Friday, May 25, 2007

Happy 220 to you!

Two hundred and twenty years ago today, 25 May 1787, the founders began a meeting in Philadelphia that would forever alter America. The thirteen independent states began deliberations on how to fix their six-year-old government - The Articles of Confederation and Perpetual Union.

But, instead of recommending a few changes, those gathered that summer drew up plans for a new form of government -The Constitution of the United States of America.

From now until 17 September the delegates met and wrote our Constitution. As it concerns representing We the People and the ratio of representation (or Washington's Number), this is the summer of love so to speak - the summer when it was decided to represent We the People according to our numbers.
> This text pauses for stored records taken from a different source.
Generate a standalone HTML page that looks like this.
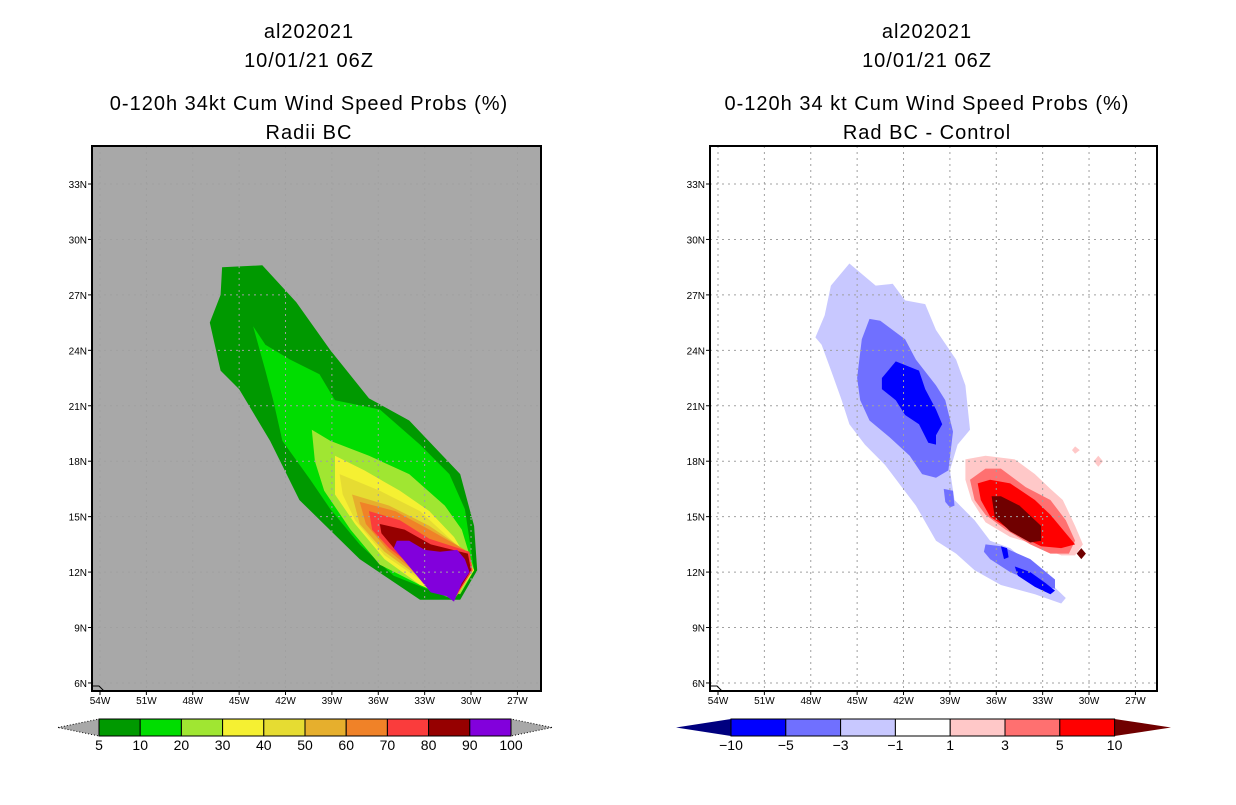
<!DOCTYPE html>
<html><head><meta charset="utf-8"><style>
body{margin:0;background:#fff;width:1236px;height:800px;overflow:hidden;font-family:"Liberation Sans",sans-serif}
svg text{font-family:"Liberation Sans",sans-serif}
</style></head><body>
<svg id="c" width="1236" height="800" xmlns="http://www.w3.org/2000/svg">
<g font-size="20" text-anchor="middle" letter-spacing="1">
<text x="309" y="38">al202021</text><text x="309" y="67">10/01/21 06Z</text>
<text x="309" y="110">0-120h 34kt Cum Wind Speed Probs (%)</text><text x="309" y="139">Radii BC</text></g>
<g font-size="20" text-anchor="middle" letter-spacing="1">
<text x="927" y="38">al202021</text><text x="927" y="67">10/01/21 06Z</text>
<text x="927" y="110">0-120h 34 kt Cum Wind Speed Probs (%)</text><text x="927" y="139">Rad BC - Control</text></g>
<g id="L"></g><g id="R"></g>
</svg>
<script>
// ---- data ----
const lonTicks=[54,51,48,45,42,39,36,33,30,27];
const latTicks=[33,30,27,24,21,18,15,12,9,6];
const leftLevels=[5,10,20,30,40,50,60,70,80,90,100];
const leftColors=["#009900","#00dd00","#a0e632","#f5f032","#e6dc32","#e6af2d","#f08228","#fa3c3c","#960000","#8200dc"];
const rightLevels=[-10,-5,-3,-1,1,3,5,10];
const rightColors=["#00007f","#0000ff","#7070ff","#c8c8ff","#ffffff","#ffc8c8","#ff7070","#ff0000","#700000"];
// contour polygons [lonW, latN]
const p5=[[46.1,28.5],[43.5,28.6],[41.3,26.6],[39.1,24.0],[36.6,21.4],[34.0,20.2],[30.7,17.3],[29.8,14.5],[29.6,12.1],[30.7,10.5],[33.3,10.5],[37.2,12.7],[41.1,15.9],[43.0,19.1],[45.0,21.9],[46.2,22.9],[46.9,25.5],[46.2,27.0]];
const p10=[[44.1,25.3],[43.3,24.3],[41.7,23.5],[39.8,22.7],[38.8,21.3],[35.9,20.8],[33.3,18.9],[31.4,17.3],[30.4,15.4],[29.8,12.1],[31.1,10.5],[35.0,11.8],[37.2,13.5],[39.1,15.4],[40.4,17.0],[42.2,19.1],[42.8,21.3],[43.3,22.9]];
const p20=[[40.3,19.7],[39.1,19.1],[36.6,18.3],[34.0,17.3],[31.7,15.6],[30.6,14.3],[29.8,12.1],[30.7,10.8],[33.3,11.3],[35.9,12.4],[37.8,14.3],[39.5,16.4],[40.1,18.0]];
const p30=[[38.8,18.3],[36.9,17.5],[34.6,16.4],[32.7,15.3],[31.1,13.9],[29.8,12.1],[31.1,10.5],[33.3,11.3],[35.6,12.7],[37.5,14.6],[38.8,16.2]];
const p40=[[38.5,17.3],[35.9,16.4],[33.3,15.3],[31.1,13.6],[29.9,12.1],[31.1,10.5],[33.3,11.6],[35.6,12.9],[37.5,14.8],[38.3,16.2]];
const p50=[[37.7,16.2],[35.3,15.6],[32.7,14.5],[30.6,13.3],[29.9,12.1],[31.1,10.5],[33.3,11.7],[35.6,13.1],[37.2,14.6]];
const p60=[[37.2,15.8],[34.9,15.3],[32.7,14.3],[30.4,13.2],[29.9,12.1],[31.1,10.5],[33.3,11.8],[35.4,13.2],[36.8,14.6]];
const p70=[[36.6,15.3],[34.6,14.8],[32.7,13.8],[30.1,13.1],[29.9,12.1],[31.1,10.5],[33.3,12.0],[35.3,13.3],[36.4,14.3]];
const p80=[[35.9,14.6],[34.3,14.3],[32.6,13.5],[30.2,13.0],[30.0,12.1],[31.1,10.6],[33.0,12.0],[34.9,13.2],[35.8,14.1]];
const p90=[[34.8,13.7],[34.0,13.7],[33.0,13.2],[32.0,13.1],[30.9,13.2],[30.4,12.7],[30.1,12.0],[30.6,11.4],[31.1,10.4],[31.6,10.7],[32.6,10.9],[33.4,11.7],[34.3,12.6],[35.0,13.3]];
const leftPolys=[p5,p10,p20,p30,p40,p50,p60,p70,p80,p90];
const nLight=[[45.5,28.7],[43.8,27.5],[42.7,27.6],[41.9,26.7],[40.6,26.5],[39.9,25.1],[38.6,23.5],[38.0,22.1],[37.7,19.7],[38.5,18.9],[39.0,17.5],[38.7,15.9],[37.4,14.8],[36.4,13.7],[35.1,13.3],[33.5,12.2],[31.5,10.6],[31.8,10.3],[33.5,10.8],[35.7,11.3],[37.4,12.1],[38.6,13.0],[39.9,13.7],[41.2,15.6],[42.2,16.7],[43.2,17.8],[44.5,18.9],[45.5,20.0],[46.0,21.3],[46.6,22.7],[47.3,24.3],[47.7,24.7],[47.1,25.9],[46.7,27.5]];
const nMid1=[[44.2,25.7],[43.5,25.6],[41.9,24.6],[41.2,23.5],[39.9,22.1],[39.3,21.3],[38.8,19.6],[39.1,17.5],[39.9,17.1],[40.8,17.3],[41.6,18.3],[42.9,19.3],[44.2,20.2],[44.8,21.3],[45.0,22.5],[44.7,24.6]];
const nMid2=[[36.7,13.5],[35.7,13.4],[33.8,12.7],[32.2,11.6],[32.2,11.1],[33.1,11.3],[35.1,12.0],[36.4,12.7],[36.8,13.1]];
const nMid3=[[39.4,16.5],[38.8,16.4],[38.7,15.6],[39.0,15.5],[39.3,15.8]];
const nDark1=[[42.5,23.4],[41.0,22.9],[40.6,21.9],[39.9,20.8],[39.5,20.0],[39.9,19.4],[39.9,18.9],[40.4,19.0],[41.0,20.0],[41.9,20.5],[42.5,21.3],[43.4,21.9],[43.4,22.5]];
const nDark2=[[34.8,12.3],[33.8,12.0],[32.8,11.4],[32.2,11.0],[32.5,10.8],[33.5,11.2],[34.6,11.8]];
const nDark3=[[35.7,13.4],[35.3,13.3],[35.2,12.8],[35.5,12.7]];
const pLight=[[38.0,18.1],[36.7,18.3],[34.8,18.1],[33.5,17.3],[32.5,16.5],[31.7,15.9],[30.9,14.5],[30.4,13.5],[30.9,12.9],[31.8,12.9],[33.5,13.5],[35.1,13.9],[36.7,14.7],[37.6,15.9],[38.0,17.0]];
const pMid=[[37.7,17.0],[36.7,17.6],[35.7,17.6],[34.1,16.6],[32.5,15.9],[31.5,14.8],[30.9,13.7],[31.3,13.0],[32.5,13.0],[33.8,13.5],[35.4,14.3],[36.7,15.1],[37.4,15.9]];
const pRed=[[37.2,16.8],[36.4,17.0],[35.1,16.8],[33.5,15.9],[32.5,15.1],[31.5,14.1],[30.9,13.5],[31.8,13.3],[33.1,13.4],[34.8,14.1],[36.4,15.0],[37.0,15.9]];
const pDark=[[36.3,16.1],[35.7,16.1],[34.5,15.6],[33.1,14.5],[33.1,13.7],[33.8,13.6],[35.1,14.2],[36.1,15.0]];
const pDark2=[[30.5,13.3],[30.2,13.0],[30.5,12.7],[30.8,13.0]];
const pSpeck1=[[29.4,18.3],[29.1,18.0],[29.4,17.7],[29.7,18.0]];
const pSpeck2=[[30.9,18.8],[30.6,18.6],[30.9,18.4],[31.1,18.6]];
const rightPolys=[[nLight,3],[nMid1,2],[nMid2,2],[nMid3,2],[nDark1,1],[nDark2,1],[nDark3,1],[pLight,5],[pSpeck1,5],[pSpeck2,5],[pMid,6],[pRed,7],[pDark,8],[pDark2,8]];
// ---- drawing ----
const NS="http://www.w3.org/2000/svg";
function mk(t,a,p){const e=document.createElementNS(NS,t);for(const k in a)e.setAttribute(k,a[k]);p.appendChild(e);return e;}
const yOf=lat=>184+(33-lat)*18.48;
function panel(g,x0,x1,lonX0,bg,polys,colors,name){
  const xOf=lon=>lonX0+(54-lon)*15.46;
  const bgr=mk('rect',{x:x0,y:146,width:x1-x0,height:545,fill:bg},g);
  
  
  polys.forEach(([pts,ci])=>{
    const p=mk('polygon',{points:pts.map(q=>xOf(q[0]).toFixed(1)+','+yOf(q[1]).toFixed(1)).join(' '),fill:colors[ci]},g);
    
    
  });
  lonTicks.forEach(l=>{
    const x=xOf(l);
    const gl=mk('line',{x1:x,y1:146,x2:x,y2:691,stroke:'#a0a0a0','stroke-dasharray':'2,4'},g);
    
    
    mk('line',{x1:x,y1:691,x2:x,y2:695,stroke:'#000'},g);
    const t=mk('text',{x:x,y:704,'font-size':10,'text-anchor':'middle'},g);t.textContent=l+'W';
    
    
  });
  latTicks.forEach(l=>{
    const y=yOf(l);
    const gl=mk('line',{x1:x0,y1:y,x2:x1,y2:y,stroke:'#a0a0a0','stroke-dasharray':'2,4'},g);
    
    
    mk('line',{x1:x0-4,y1:y,x2:x0,y2:y,stroke:'#000'},g);
    const t=mk('text',{x:x0-5,y:y+4,'font-size':10,'text-anchor':'end'},g);t.textContent=l+'N';
    
    
  });
  mk('path',{d:`M${x0} ${686} L${x0+7} ${686} L${x0+12} ${691}`,stroke:'#000',fill:'none'},g);
  const fr=mk('rect',{x:x0,y:146,width:x1-x0,height:545,fill:'none',stroke:'#000','stroke-width':2},g);
  
  
}
const L=document.getElementById('L'),R=document.getElementById('R');
panel(L,92,541,100,'#a8a8a8',leftPolys.map((p,i)=>[p,i]),leftColors,'left');
panel(R,710,1157,718,'#ffffff',rightPolys,rightColors,'right');
// left colorbar
(function(){
  const x0=99,w=41.2,y0=719,h=17;
  mk('polygon',{points:`58,727.5 ${x0},${y0} ${x0},${y0+h}`,fill:'#a8a8a8',stroke:'#000','stroke-dasharray':'1,2'},L);
  mk('polygon',{points:`552,727.5 ${x0+10*w},${y0} ${x0+10*w},${y0+h}`,fill:'#a8a8a8',stroke:'#000','stroke-dasharray':'1,2'},L);
  leftColors.forEach((c,i)=>{
    const r=mk('rect',{x:x0+i*w,y:y0,width:w,height:h,fill:c,stroke:'#000'},L);
    
    
  });
  leftLevels.forEach((v,i)=>{
    const t=mk('text',{x:x0+i*w,y:750,'font-size':14,'text-anchor':'middle'},L);t.textContent=v;
    
    
  });
})();
// right colorbar
(function(){
  const x0=731,w=54.8,y0=719,h=17;
  mk('polygon',{points:`676,727.5 ${x0},${y0} ${x0},${y0+h}`,fill:rightColors[0]},R);
  mk('polygon',{points:`1171,727.5 ${x0+7*w},${y0} ${x0+7*w},${y0+h}`,fill:rightColors[8]},R);
  for(let i=1;i<=7;i++){
    const r=mk('rect',{x:x0+(i-1)*w,y:y0,width:w,height:h,fill:rightColors[i],stroke:'#000'},R);
    
    
  }
  rightLevels.forEach((v,i)=>{
    const t=mk('text',{x:x0+i*w,y:750,'font-size':14,'text-anchor':'middle'},R);t.textContent=v<0?'\u2212'+(-v):v;
    
    
  });
})();
</script>
</body></html>
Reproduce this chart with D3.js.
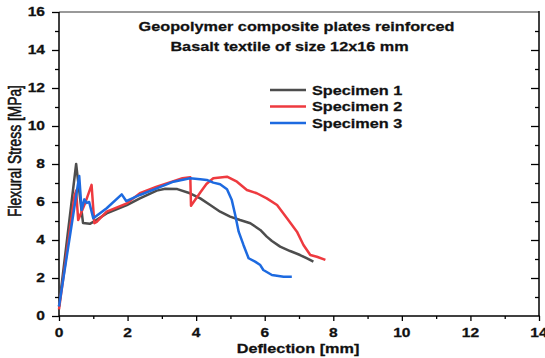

Below is some high-end commentary from The New York Review of Books - an exchange between two constitutional experts (Posner and Cole) on what "words" mean in our Constitution. I quote from David Cole to highlight why the founders didn't use just "words" to define representation - they used a number instead. Brilliant. Let's just refer to the representation ratio (one for every thirty Thousand) as "Washington's Number". He was the one who wished to see We the People better represented - and he put the 'thirty' in our constitutional number "thirty Thousand" on 17 September 1787 – but more on that as the summer progresses.

Happy 220 to you!
'How to Skip the Constitution' - An Exchange
Judge Richard A. Posner and Professor David Cole, 11 January 2007

Cole: "There is a reason the framers of the Constitution did not simply say "the government may engage in any practice whose benefits outweigh its costs," as Judge Posner would have it, but instead struggled to articulate a limited number of fundamental principles and enshrine them above the everyday pragmatic judgments of politicians. They foresaw what modern history has shown to be all too true - that while democracy is an important antidote to tyranny, it can also facilitate a particular kind of tyranny - the tyranny of the majority. Constitutional principles protect those who are likely to be the targets of such tyranny, such as terror suspects, religious and racial minorities, criminal defendants, enemy combatants, foreign nationals, and, especially in this day and age, Arabs and Muslims. Relegating such individuals to the mercy of the legislature - whether it be Republican or Democratic - denies that threat. The Constitution is about more than efficiency, and more than democracy; it is a collective commitment to the equal worth and dignity of all human beings. To call that mere "rhetoric" is to miss the very point of constitutional law."
Note: there is nothing rhetorical about Washington's Number and the constitutional principle of representing We the People according to our numbers (USC, Article 1, Section 2, Clause 3): "The Number of Representatives shall not exceed one for every thirty Thousand."